As for why Hayashi, who will introduce “To Sleep So As to Dream” (Times-rated Family), chose to make his 1986 feature debut with such a film, he has said that “This is the origin of the motion picture; there is a sobriety (to black-and-white silent cinema) which refuses anything which is not enjoyable.”

Also screening (at 7:30 p.m. at the Pacific Design Center Theater) as part of Japan Week L.A. are “The Discarnates” (Monday) and “Buddies” (Tuesday). Nobuhiko Obayashi’s “The Discarnates” connects with our deepest longings in a remarkably potent fashion. Who, after all, has not yearned for reunion with long-gone loved ones? Not only does Obayashi and his writers make such an encounter convincing but also give it a larger purpose; the result is a graceful, heart-tugging fantasy of the supernatural. The film’s hero (Morio Kazama) is a dapper, 40-year-old writer of TV soap operas; like the detectives in “To Sleep” he too encounters the past in an old Asakusa theater.

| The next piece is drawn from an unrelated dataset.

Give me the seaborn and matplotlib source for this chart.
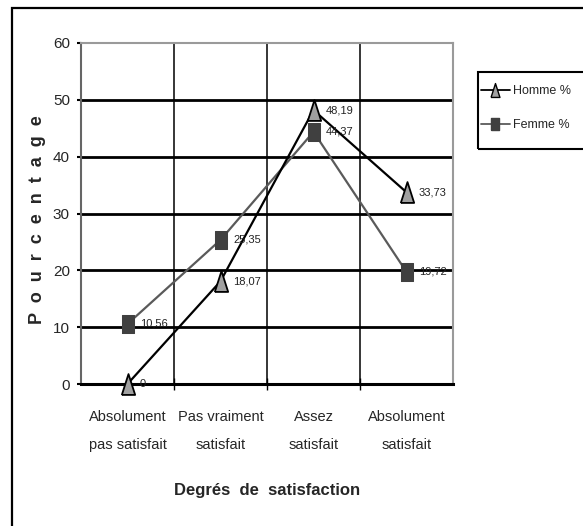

Shown recently at the Little Tokyo Cinemas, Yasuo Furuhata’s “Buddies” exudes such a warm, sentimental glow that it’s easy to overlook its subtlety and complexity, both as a consideration of the sometimes thorny nature of friendship, and beyond this, the treacherousness of nostalgia. The time is the spring of 1937, just before the Rape of Nanking, a prelude to wartime madness. Ken Takakura is wonderful as an industrialist who has an unrequited love for the beautiful wife (Sumiko Fuji) of an oafish office worker, his army buddy.